• TASK INPUT:
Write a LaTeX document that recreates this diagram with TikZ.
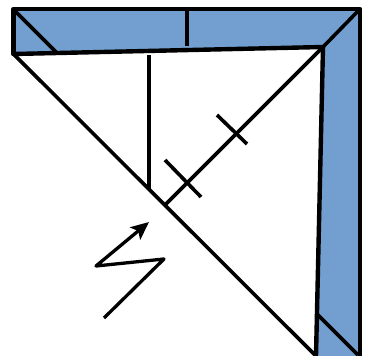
\documentclass[tikz,border=0pt]{standalone}
\usetikzlibrary{arrows.meta}
\definecolor{foldblue}{RGB}{114,159,208}
\tikzset{x=1pt,y=-1pt,
 outline/.style={draw=black,line width=4.4pt,line join=round,line cap=round},
 thin fold/.style={draw=black,line width=3.6pt},
 zig/.style={draw=black,line width=3.3pt,line join=round,-{Stealth[length=18pt,width=16pt,inset=4pt]}}}
\begin{document}
\begin{tikzpicture}
\useasboundingbox (0,0) rectangle (365,356);
\coordinate (tl) at (13.5,9);
\coordinate (tr) at (360,9);
\coordinate (br) at (360,356);
\coordinate (bi) at (316,356);
\coordinate (in) at (323,47);
\coordinate (bl) at (13.5,54);
\coordinate (dm) at (165,205);
\fill[foldblue] (tl) -- (tr) -- (br) -- (bi) -- (in) -- (bl) -- cycle;
\draw[outline] (bl) -- (tl) -- (tr) -- (br);
\draw[outline] (bl) -- (in) -- (bi);
\draw[thin fold] (bl) -- (bi);
\draw[thin fold] (tr) -- (in) -- (dm);
\coordinate (a1) at (14,10); \coordinate (a2) at (57,53);
\draw[thin fold] (a1) -- (a2);
\coordinate (b1) at (187,10); \coordinate (b2) at (187,46);
\draw[thin fold] (b1) -- (b2);
\coordinate (c1) at (149,55); \coordinate (c2) at (149,190);
\draw[thin fold] (c1) -- (c2);
\coordinate (d1) at (165,160); \coordinate (d2) at (201,197);
\draw[thin fold] (d1) -- (d2);
\coordinate (e1) at (217,115); \coordinate (e2) at (247,144);
\draw[thin fold] (e1) -- (e2);
\coordinate (f1) at (316,313); \coordinate (f2) at (358,355);
\draw[thin fold] (f1) -- (f2);
\coordinate (g1) at (104,318); \coordinate (g2) at (164,259); \coordinate (g3) at (96,266); \coordinate (g4) at (149,222);
\draw[zig] (g1) -- (g2) -- (g3) -- (g4);
\end{tikzpicture}
\end{document}
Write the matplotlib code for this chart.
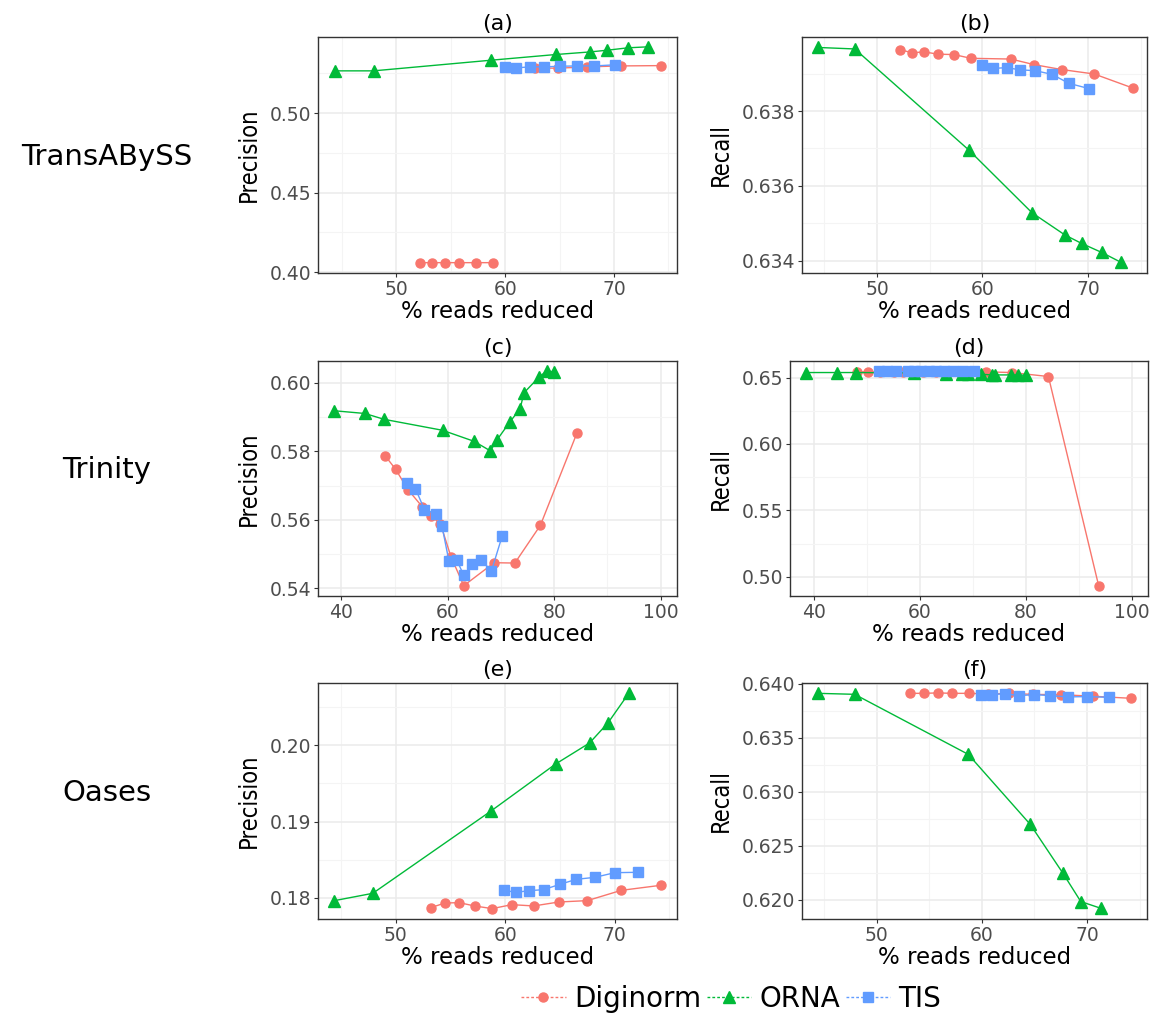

• THE PROBLEM:
With the pictures left out, transcribe the material exactly.

• ANSWER FOR THIS EXERCISE:
Write a LaTeX document that recreates this diagram with TikZ.
\documentclass[tikz,border=0pt]{standalone}
\usetikzlibrary{arrows.meta}
\definecolor{foldblue}{RGB}{114,159,208}
\tikzset{x=1pt,y=-1pt,
 outline/.style={draw=black,line width=4.4pt,line join=round,line cap=round},
 thin fold/.style={draw=black,line width=3.6pt},
 zig/.style={draw=black,line width=3.3pt,line join=round,-{Stealth[length=18pt,width=16pt,inset=4pt]}}}
\begin{document}
\begin{tikzpicture}
\useasboundingbox (0,0) rectangle (365,356);
\coordinate (tl) at (13.5,9);
\coordinate (tr) at (360,9);
\coordinate (br) at (360,356);
\coordinate (bi) at (316,356);
\coordinate (in) at (323,47);
\coordinate (bl) at (13.5,54);
\coordinate (dm) at (165,205);
\fill[foldblue] (tl) -- (tr) -- (br) -- (bi) -- (in) -- (bl) -- cycle;
\draw[outline] (bl) -- (tl) -- (tr) -- (br);
\draw[outline] (bl) -- (in) -- (bi);
\draw[thin fold] (bl) -- (bi);
\draw[thin fold] (tr) -- (in) -- (dm);
\coordinate (a1) at (14,10); \coordinate (a2) at (57,53);
\draw[thin fold] (a1) -- (a2);
\coordinate (b1) at (187,10); \coordinate (b2) at (187,46);
\draw[thin fold] (b1) -- (b2);
\coordinate (c1) at (149,55); \coordinate (c2) at (149,190);
\draw[thin fold] (c1) -- (c2);
\coordinate (d1) at (165,160); \coordinate (d2) at (201,197);
\draw[thin fold] (d1) -- (d2);
\coordinate (e1) at (217,115); \coordinate (e2) at (247,144);
\draw[thin fold] (e1) -- (e2);
\coordinate (f1) at (316,313); \coordinate (f2) at (358,355);
\draw[thin fold] (f1) -- (f2);
\coordinate (g1) at (104,318); \coordinate (g2) at (164,259); \coordinate (g3) at (96,266); \coordinate (g4) at (149,222);
\draw[zig] (g1) -- (g2) -- (g3) -- (g4);
\end{tikzpicture}
\end{document}
Write the matplotlib code for this chart.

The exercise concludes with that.